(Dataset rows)
== == ==

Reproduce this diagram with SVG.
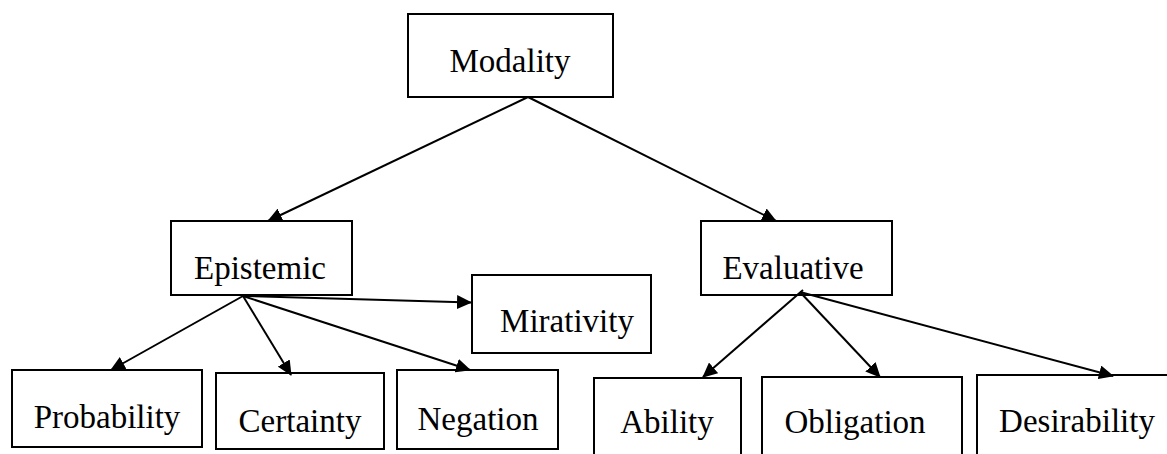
<svg xmlns="http://www.w3.org/2000/svg" width="1167" height="454" viewBox="0 0 1167 454">
<style>
.box{fill:#fff;stroke:#000;stroke-width:2}
.lbl{font-family:'Liberation Serif','Times New Roman',serif;font-size:33px;fill:#000;text-anchor:middle}
.edge{stroke:#000;stroke-width:2;fill:none;marker-end:url(#arr)}
</style>
<defs>
<marker id="arr" markerUnits="userSpaceOnUse" markerWidth="15" markerHeight="14" refX="14" refY="7" orient="auto">
<path d="M0,0 L15,7 L0,14 z" fill="#000"/>
</marker>
</defs>
<rect width="1167" height="454" fill="#fff"/>
<g id="modality"><rect class="box" x="408" y="14" width="205" height="83"/><text class="lbl" x="510" y="72">Modality</text></g>
<g id="epistemic"><rect class="box" x="171" y="221" width="181" height="74"/><text class="lbl" x="260" y="279">Epistemic</text></g>
<g id="evaluative"><rect class="box" x="701" y="221" width="191" height="74"/><text class="lbl" x="793" y="279">Evaluative</text></g>
<g id="mirativity"><rect class="box" x="472" y="275" width="179" height="78"/><text class="lbl" x="567" y="332">Mirativity</text></g>
<g id="probability"><rect class="box" x="12" y="370" width="190" height="77"/><text class="lbl" x="107" y="428">Probability</text></g>
<g id="certainty"><rect class="box" x="216" y="373" width="168" height="76"/><text class="lbl" x="300" y="432">Certainty</text></g>
<g id="negation"><rect class="box" x="397" y="370" width="161" height="79"/><text class="lbl" x="478" y="430">Negation</text></g>
<g id="ability"><rect class="box" x="594" y="378" width="147" height="80"/><text class="lbl" x="667" y="433">Ability</text></g>
<g id="obligation"><rect class="box" x="762" y="377" width="200" height="81"/><text class="lbl" x="855" y="433">Obligation</text></g>
<g id="desirability"><rect class="box" x="977" y="375" width="200" height="83"/><text class="lbl" x="1077" y="432">Desirability</text></g>
<g id="connectors">
<line class="edge" x1="528" y1="97" x2="268" y2="221"/>
<line class="edge" x1="528" y1="97" x2="776" y2="221"/>
<line class="edge" x1="243" y1="296" x2="111" y2="370"/>
<line class="edge" x1="243" y1="296" x2="291" y2="375"/>
<line class="edge" x1="243" y1="296" x2="470" y2="370"/>
<line class="edge" x1="243" y1="296" x2="471" y2="302.5"/>
<line class="edge" x1="803" y1="290" x2="703" y2="377"/>
<line class="edge" x1="800" y1="292" x2="880" y2="377"/>
<line class="edge" x1="800" y1="292" x2="1113" y2="376"/>
</g>
</svg>
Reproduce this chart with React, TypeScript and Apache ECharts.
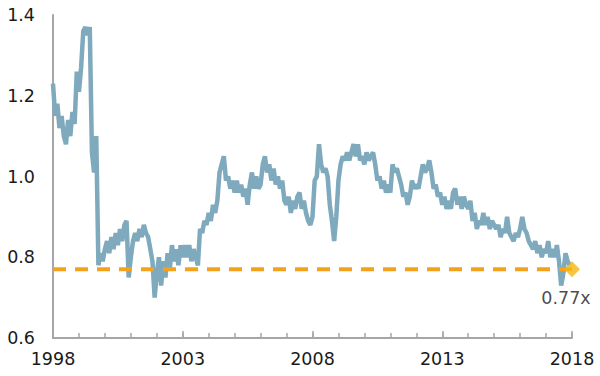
import React, { useEffect, useRef } from "react";
import * as echarts from "echarts";

// Monthly valuation multiple, Jan..Dec of each year
const v1998 = [1.23, 1.15, 1.18, 1.12, 1.15, 1.10, 1.08, 1.14, 1.10, 1.16, 1.13, 1.26];
const v1999 = [1.21, 1.27, 1.36, 1.37, 1.35, 1.37, 1.06, 1.01, 1.10, 0.78, 0.81, 0.79];
const v2000 = [0.82, 0.84, 0.81, 0.85, 0.82, 0.86, 0.83, 0.87, 0.84, 0.88, 0.89, 0.75];
const v2001 = [0.80, 0.84, 0.86, 0.84, 0.87, 0.85, 0.88, 0.86, 0.85, 0.82, 0.79, 0.70];
const v2002 = [0.76, 0.80, 0.73, 0.79, 0.75, 0.81, 0.77, 0.83, 0.79, 0.82, 0.78, 0.83];
const v2003 = [0.80, 0.83, 0.80, 0.83, 0.79, 0.82, 0.80, 0.78, 0.87, 0.86, 0.89, 0.88];
const v2004 = [0.91, 0.89, 0.93, 0.91, 0.94, 1.01, 1.03, 1.05, 0.99, 1.00, 0.97, 0.99];
const v2005 = [0.96, 0.99, 0.96, 0.98, 0.95, 0.97, 0.93, 0.98, 1.01, 0.97, 1.00, 0.97];
const v2006 = [0.98, 1.03, 1.05, 1.01, 1.03, 0.99, 1.02, 0.98, 1.00, 0.97, 0.99, 0.94];
const v2007 = [0.93, 0.95, 0.91, 0.94, 0.92, 0.95, 0.96, 0.92, 0.94, 0.91, 0.89, 0.88];
const v2008 = [0.90, 0.99, 1.00, 1.08, 1.03, 1.01, 1.02, 1.00, 0.93, 0.89, 0.84, 0.90];
const v2009 = [0.99, 1.03, 1.05, 1.04, 1.06, 1.04, 1.06, 1.08, 1.05, 1.08, 1.04, 1.05];
const v2010 = [1.03, 1.06, 1.04, 1.05, 1.06, 1.03, 0.99, 1.00, 0.97, 0.99, 0.96, 0.98];
const v2011 = [0.96, 1.03, 1.01, 1.02, 1.00, 0.98, 0.95, 0.96, 0.93, 0.95, 0.99, 0.97];
const v2012 = [0.98, 0.97, 1.00, 1.03, 1.01, 1.02, 1.04, 1.01, 0.97, 0.98, 0.95, 0.96];
const v2013 = [0.93, 0.95, 0.92, 0.94, 0.92, 0.96, 0.97, 0.93, 0.95, 0.92, 0.95, 0.93];
const v2014 = [0.92, 0.94, 0.89, 0.91, 0.87, 0.89, 0.88, 0.91, 0.88, 0.90, 0.87, 0.89];
const v2015 = [0.88, 0.87, 0.88, 0.85, 0.87, 0.86, 0.90, 0.86, 0.85, 0.84, 0.86, 0.85];
const v2016 = [0.87, 0.90, 0.87, 0.86, 0.84, 0.83, 0.82, 0.84, 0.81, 0.83, 0.80, 0.82];
const v2017 = [0.81, 0.84, 0.80, 0.82, 0.80, 0.83, 0.79, 0.73, 0.76, 0.81, 0.79, 0.78];

const startYear = 1998;
const endYear = 2018;
const currentMultiple = 0.77;
const currentLabel = "0.77x";
const yTicks = [0.6, 0.8, 1.0, 1.2, 1.4];

const monthly = [
  v1998, v1999, v2000, v2001, v2002, v2003, v2004, v2005, v2006, v2007,
  v2008, v2009, v2010, v2011, v2012, v2013, v2014, v2015, v2016, v2017,
].flat();

export default function App() {
  const ref = useRef<HTMLDivElement>(null);
  useEffect(() => {
    if (!ref.current) return;
    const chart = echarts.init(ref.current, undefined, { renderer: "svg" });
    const lineData = monthly.map((v, i) => [startYear + i / 12, v]);
    const font = "DejaVu Sans";
    const axisGray = "#a6a6a6";
    chart.setOption({
      animation: false,
      backgroundColor: "#ffffff",
      grid: { left: 53, right: 28, top: 15, bottom: 38 },
      xAxis: [
        {
          type: "value",
          min: startYear,
          max: endYear,
          interval: 1,
          position: "bottom",
          axisLine: { show: true, lineStyle: { color: axisGray, width: 2 } },
          axisTick: { show: true, inside: true, length: 5, lineStyle: { color: axisGray, width: 1.5 } },
          splitLine: { show: false },
          axisLabel: {
            margin: 12,
            fontFamily: font,
            fontSize: 17.5,
            color: "#1a1a1a",
            showMinLabel: true,
            showMaxLabel: true,
            formatter: (v: number) => ((v - startYear) % 5 === 0 ? String(v) : ""),
          },
        },
        {
          type: "value",
          min: startYear,
          max: endYear,
          interval: 5,
          position: "bottom",
          axisLine: { show: false },
          axisTick: { show: true, inside: true, length: 7, lineStyle: { color: axisGray, width: 1.5 } },
          axisLabel: { show: false },
          splitLine: { show: false },
        },
      ],
      yAxis: {
        type: "value",
        min: yTicks[0],
        max: yTicks[yTicks.length - 1],
        interval: 0.2,
        axisLine: { show: true, lineStyle: { color: axisGray, width: 2 } },
        axisTick: { show: false },
        splitLine: { show: false },
        axisLabel: {
          margin: 18,
          fontFamily: font,
          fontSize: 17.5,
          color: "#1a1a1a",
          formatter: (v: number) => v.toFixed(1),
        },
      },
      series: [
        {
          type: "line",
          data: lineData,
          showSymbol: false,
          symbol: "none",
          lineStyle: { color: "#7fa9bc", width: 4.5 },
          z: 2,
        },
        {
          type: "line",
          data: [
            [startYear, currentMultiple],
            [endYear, currentMultiple],
          ],
          showSymbol: false,
          symbol: "none",
          lineStyle: { color: "#f4a21c", width: 4, type: [13, 9] },
          z: 3,
        },
        {
          type: "scatter",
          data: [[endYear, currentMultiple]],
          symbol: "diamond",
          symbolSize: 16,
          clip: false,
          itemStyle: { color: "#f5b812" },
          label: {
            show: true,
            formatter: currentLabel,
            position: "bottom",
            distance: 12,
            offset: [-6, 0],
            fontFamily: font,
            fontSize: 17.5,
            color: "#1a1a1a",
          },
          z: 4,
        },
      ],
    });
    return () => chart.dispose();
  }, []);
  return (
    <div
      ref={ref}
      style={{ position: "absolute", left: 0, top: 0, width: 600, height: 376 }}
    />
  );
}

== == ==

— EXERCISE AIM —
What's needed is an exact copy of the lines above from the one with "Reproduce this chart" through the one with "import * as", both included; the pictures stay out.

— SOLUTION —
Reproduce this chart with React, TypeScript and Apache ECharts.
import React, { useEffect, useRef } from "react";
import * as echarts from "echarts";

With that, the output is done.